→ **Your instructions**:
The material below includes pictures; leave them out and return only the lines between the line containing "Rebuild this chart as a web" and the line containing "const copeSite3 = [113, 105, 260];", inclusive, word for word.

→ **Information shown**:
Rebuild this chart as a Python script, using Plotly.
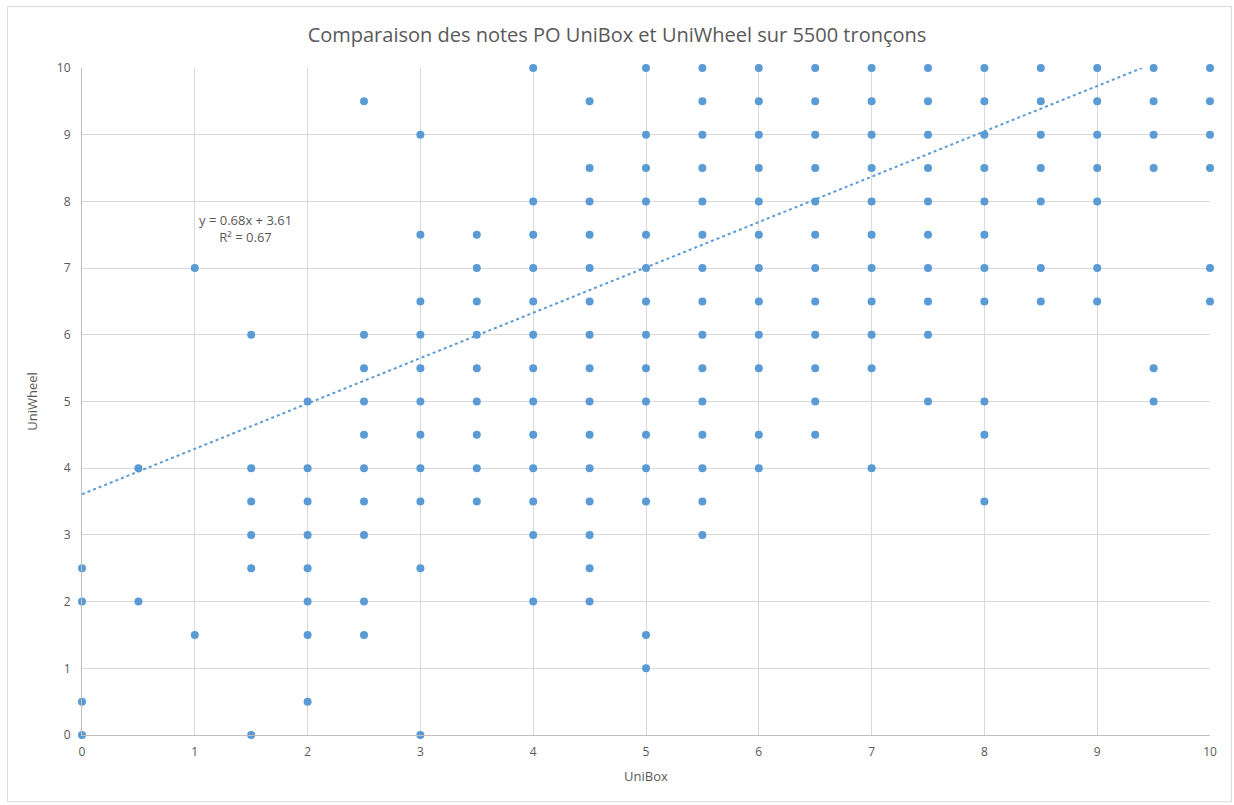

---

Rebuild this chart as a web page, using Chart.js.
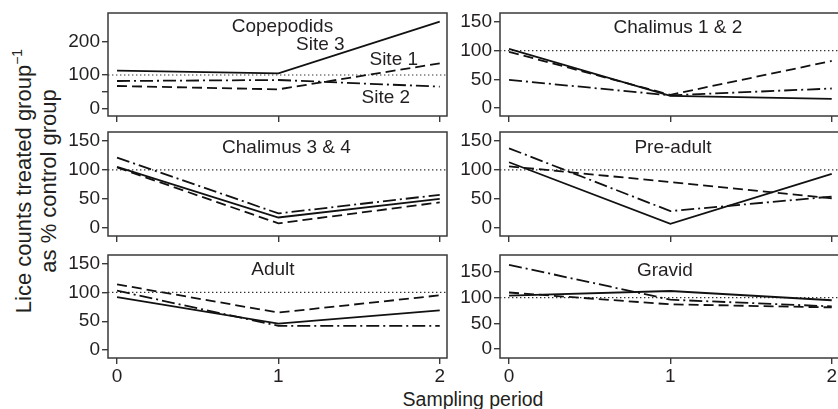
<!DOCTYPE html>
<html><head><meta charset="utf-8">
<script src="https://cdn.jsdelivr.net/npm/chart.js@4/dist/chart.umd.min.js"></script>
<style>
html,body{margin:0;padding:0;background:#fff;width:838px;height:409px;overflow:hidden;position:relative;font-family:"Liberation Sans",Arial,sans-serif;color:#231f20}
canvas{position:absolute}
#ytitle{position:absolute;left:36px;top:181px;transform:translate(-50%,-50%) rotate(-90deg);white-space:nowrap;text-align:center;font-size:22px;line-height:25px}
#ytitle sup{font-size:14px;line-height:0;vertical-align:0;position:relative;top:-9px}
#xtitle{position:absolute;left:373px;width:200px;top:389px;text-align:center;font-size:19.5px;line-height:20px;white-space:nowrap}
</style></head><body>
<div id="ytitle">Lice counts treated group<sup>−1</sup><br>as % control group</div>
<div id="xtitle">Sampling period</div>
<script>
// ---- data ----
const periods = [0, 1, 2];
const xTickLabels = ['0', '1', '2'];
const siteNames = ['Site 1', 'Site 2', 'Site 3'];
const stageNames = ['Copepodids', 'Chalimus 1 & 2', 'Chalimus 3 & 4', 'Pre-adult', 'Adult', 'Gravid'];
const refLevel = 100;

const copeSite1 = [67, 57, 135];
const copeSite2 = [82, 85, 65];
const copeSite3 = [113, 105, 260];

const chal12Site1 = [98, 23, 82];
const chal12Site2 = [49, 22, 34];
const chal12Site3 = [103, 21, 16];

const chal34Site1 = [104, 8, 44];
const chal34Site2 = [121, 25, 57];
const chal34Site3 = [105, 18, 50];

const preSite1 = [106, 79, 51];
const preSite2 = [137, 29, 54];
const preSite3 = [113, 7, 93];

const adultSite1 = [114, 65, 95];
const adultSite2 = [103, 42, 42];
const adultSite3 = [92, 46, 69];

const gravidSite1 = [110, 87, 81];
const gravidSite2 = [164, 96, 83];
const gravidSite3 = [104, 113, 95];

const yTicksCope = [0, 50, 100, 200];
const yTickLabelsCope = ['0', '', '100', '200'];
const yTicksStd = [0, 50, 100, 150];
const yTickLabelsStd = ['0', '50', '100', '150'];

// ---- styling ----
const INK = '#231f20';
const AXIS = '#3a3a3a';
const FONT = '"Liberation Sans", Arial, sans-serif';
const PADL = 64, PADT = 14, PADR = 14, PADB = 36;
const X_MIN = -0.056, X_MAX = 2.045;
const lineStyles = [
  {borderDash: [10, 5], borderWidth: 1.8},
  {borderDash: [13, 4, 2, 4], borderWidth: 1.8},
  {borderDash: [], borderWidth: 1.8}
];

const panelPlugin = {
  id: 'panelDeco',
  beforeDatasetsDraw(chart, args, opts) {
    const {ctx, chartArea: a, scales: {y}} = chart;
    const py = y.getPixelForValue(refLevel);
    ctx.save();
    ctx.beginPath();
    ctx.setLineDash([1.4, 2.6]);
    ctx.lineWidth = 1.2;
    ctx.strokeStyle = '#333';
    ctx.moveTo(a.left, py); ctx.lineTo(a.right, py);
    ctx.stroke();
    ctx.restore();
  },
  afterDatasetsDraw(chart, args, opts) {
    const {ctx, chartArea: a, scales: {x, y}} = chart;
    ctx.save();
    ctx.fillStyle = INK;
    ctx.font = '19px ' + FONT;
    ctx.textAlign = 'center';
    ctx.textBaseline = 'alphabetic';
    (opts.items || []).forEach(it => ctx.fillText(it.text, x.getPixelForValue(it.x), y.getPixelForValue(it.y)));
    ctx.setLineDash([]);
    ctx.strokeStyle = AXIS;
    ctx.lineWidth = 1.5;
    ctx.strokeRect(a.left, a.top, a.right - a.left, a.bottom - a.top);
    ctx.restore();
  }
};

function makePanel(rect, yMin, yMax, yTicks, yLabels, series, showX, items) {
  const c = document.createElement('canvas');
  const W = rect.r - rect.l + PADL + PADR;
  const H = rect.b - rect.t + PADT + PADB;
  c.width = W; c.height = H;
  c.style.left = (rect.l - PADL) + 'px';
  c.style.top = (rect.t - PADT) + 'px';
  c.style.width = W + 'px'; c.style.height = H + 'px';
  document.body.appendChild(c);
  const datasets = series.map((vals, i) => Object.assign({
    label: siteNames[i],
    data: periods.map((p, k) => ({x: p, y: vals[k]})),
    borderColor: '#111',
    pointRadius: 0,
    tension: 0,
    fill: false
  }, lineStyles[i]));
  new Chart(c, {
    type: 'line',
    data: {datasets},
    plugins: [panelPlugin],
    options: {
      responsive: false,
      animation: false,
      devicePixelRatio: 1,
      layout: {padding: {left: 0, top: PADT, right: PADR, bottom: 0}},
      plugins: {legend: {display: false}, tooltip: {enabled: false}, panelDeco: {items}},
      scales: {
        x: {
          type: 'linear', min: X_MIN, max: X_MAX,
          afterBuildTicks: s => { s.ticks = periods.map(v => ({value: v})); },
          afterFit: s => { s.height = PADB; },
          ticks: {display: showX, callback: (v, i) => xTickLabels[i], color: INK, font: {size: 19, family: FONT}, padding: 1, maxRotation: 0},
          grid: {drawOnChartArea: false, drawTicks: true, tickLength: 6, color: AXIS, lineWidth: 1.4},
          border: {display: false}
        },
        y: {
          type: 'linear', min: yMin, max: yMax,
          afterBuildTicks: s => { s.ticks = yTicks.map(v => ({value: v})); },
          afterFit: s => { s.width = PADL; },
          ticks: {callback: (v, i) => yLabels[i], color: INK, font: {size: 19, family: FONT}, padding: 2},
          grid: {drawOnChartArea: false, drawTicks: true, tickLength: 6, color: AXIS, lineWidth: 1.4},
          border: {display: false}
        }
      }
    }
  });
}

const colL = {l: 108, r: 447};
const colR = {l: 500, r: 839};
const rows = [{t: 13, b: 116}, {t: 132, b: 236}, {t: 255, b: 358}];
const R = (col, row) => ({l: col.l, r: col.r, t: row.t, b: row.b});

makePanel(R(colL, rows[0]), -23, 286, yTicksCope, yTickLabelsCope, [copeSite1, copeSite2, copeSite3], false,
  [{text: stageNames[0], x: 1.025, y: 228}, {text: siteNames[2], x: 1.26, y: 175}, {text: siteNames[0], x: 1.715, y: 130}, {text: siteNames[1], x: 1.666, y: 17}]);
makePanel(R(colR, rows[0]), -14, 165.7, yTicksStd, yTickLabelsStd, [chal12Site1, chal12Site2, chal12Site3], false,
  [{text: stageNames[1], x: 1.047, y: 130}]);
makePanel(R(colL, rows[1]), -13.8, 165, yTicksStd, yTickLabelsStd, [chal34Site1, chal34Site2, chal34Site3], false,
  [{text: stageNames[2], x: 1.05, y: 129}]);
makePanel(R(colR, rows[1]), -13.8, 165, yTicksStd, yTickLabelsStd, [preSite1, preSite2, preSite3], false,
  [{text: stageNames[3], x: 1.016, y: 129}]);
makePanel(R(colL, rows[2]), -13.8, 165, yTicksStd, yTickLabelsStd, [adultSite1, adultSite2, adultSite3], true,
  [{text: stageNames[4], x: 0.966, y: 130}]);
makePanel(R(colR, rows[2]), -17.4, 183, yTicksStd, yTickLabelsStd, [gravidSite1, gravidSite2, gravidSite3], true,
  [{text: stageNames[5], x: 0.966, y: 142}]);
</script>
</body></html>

→ **Response**:
Rebuild this chart as a web page, using Chart.js.
<!DOCTYPE html>
<html><head><meta charset="utf-8">
<script src="https://cdn.jsdelivr.net/npm/chart.js@4/dist/chart.umd.min.js"></script>
<style>
html,body{margin:0;padding:0;background:#fff;width:838px;height:409px;overflow:hidden;position:relative;font-family:"Liberation Sans",Arial,sans-serif;color:#231f20}
canvas{position:absolute}
#ytitle{position:absolute;left:36px;top:181px;transform:translate(-50%,-50%) rotate(-90deg);white-space:nowrap;text-align:center;font-size:22px;line-height:25px}
#ytitle sup{font-size:14px;line-height:0;vertical-align:0;position:relative;top:-9px}
#xtitle{position:absolute;left:373px;width:200px;top:389px;text-align:center;font-size:19.5px;line-height:20px;white-space:nowrap}
</style></head><body>
<div id="ytitle">Lice counts treated group<sup>−1</sup><br>as % control group</div>
<div id="xtitle">Sampling period</div>
<script>
// ---- data ----
const periods = [0, 1, 2];
const xTickLabels = ['0', '1', '2'];
const siteNames = ['Site 1', 'Site 2', 'Site 3'];
const stageNames = ['Copepodids', 'Chalimus 1 & 2', 'Chalimus 3 & 4', 'Pre-adult', 'Adult', 'Gravid'];
const refLevel = 100;

const copeSite1 = [67, 57, 135];
const copeSite2 = [82, 85, 65];
const copeSite3 = [113, 105, 260];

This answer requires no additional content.